== Job ==
Every line of the material is to be quoted verbatim, minus the pictures.

▬▬▬▬▬▬

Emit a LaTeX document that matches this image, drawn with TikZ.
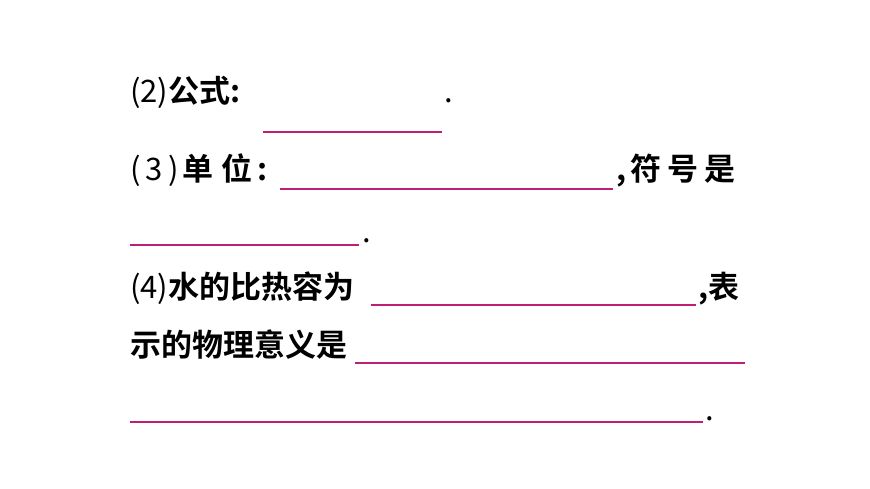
\documentclass[tikz,border=0pt]{standalone}
\usepackage{fontspec}
\setmainfont{Noto Sans CJK SC}[BoldFont={Noto Sans CJK SC Bold}]
\definecolor{ul}{RGB}{190,30,120}
\begin{document}
\begin{tikzpicture}[x=1pt,y=-1pt,
  txt/.style={anchor=base west,inner sep=0pt,font=\fontsize{31}{31}\selectfont},
  uline/.style={draw=ul,line width=1.1pt}]
\useasboundingbox (0,0) rectangle (870,489);
\node[txt] (t1) at (130,103) {(2)\textbf{公式:}};
\node[txt] (d1) at (444,103) {.};
\draw[uline] (263,132) -- (442,132);
\node[txt] (t2) at (130,181) {(\,3\,)\hspace{4pt}\textbf{单}\hspace{8pt}\textbf{位\,:}};
\draw[uline] (280,189) -- (613,189);
\node[txt] (t3) at (616,181) {\textbf{,}\hspace{4pt}\textbf{符}\hspace{6pt}\textbf{号}\hspace{6pt}\textbf{是}};
\draw[uline] (130,245) -- (359,245);
\node[txt] (d3) at (362,243) {.};
\node[txt] (t4) at (130,298) {(4)\textbf{水的比热容为}};
\draw[uline] (371,305) -- (696,305);
\node[txt] (t5) at (698,298) {\textbf{,表}};
\node[txt] (t6) at (130,356) {\textbf{示的物理意义是}};
\draw[uline] (355,363) -- (745,363);
\draw[uline] (130,422) -- (703,422);
\node[txt] (d6) at (705,420) {.};
\end{tikzpicture}
\end{document}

▬▬▬▬▬▬

== Complete output ==
Emit a LaTeX document that matches this image, drawn with TikZ.
\documentclass[tikz,border=0pt]{standalone}
\usepackage{fontspec}
\setmainfont{Noto Sans CJK SC}[BoldFont={Noto Sans CJK SC Bold}]
\definecolor{ul}{RGB}{190,30,120}
\begin{document}
\begin{tikzpicture}[x=1pt,y=-1pt,
  txt/.style={anchor=base west,inner sep=0pt,font=\fontsize{31}{31}\selectfont},
  uline/.style={draw=ul,line width=1.1pt}]
\useasboundingbox (0,0) rectangle (870,489);
\node[txt] (t1) at (130,103) {(2)\textbf{公式:}};
\node[txt] (d1) at (444,103) {.};
\draw[uline] (263,132) -- (442,132);
\node[txt] (t2) at (130,181) {(\,3\,)\hspace{4pt}\textbf{单}\hspace{8pt}\textbf{位\,:}};
\draw[uline] (280,189) -- (613,189);
\node[txt] (t3) at (616,181) {\textbf{,}\hspace{4pt}\textbf{符}\hspace{6pt}\textbf{号}\hspace{6pt}\textbf{是}};
\draw[uline] (130,245) -- (359,245);
\node[txt] (d3) at (362,243) {.};
\node[txt] (t4) at (130,298) {(4)\textbf{水的比热容为}};
\draw[uline] (371,305) -- (696,305);
\node[txt] (t5) at (698,298) {\textbf{,表}};
\node[txt] (t6) at (130,356) {\textbf{示的物理意义是}};
\draw[uline] (355,363) -- (745,363);
\draw[uline] (130,422) -- (703,422);
\node[txt] (d6) at (705,420) {.};
\end{tikzpicture}
\end{document}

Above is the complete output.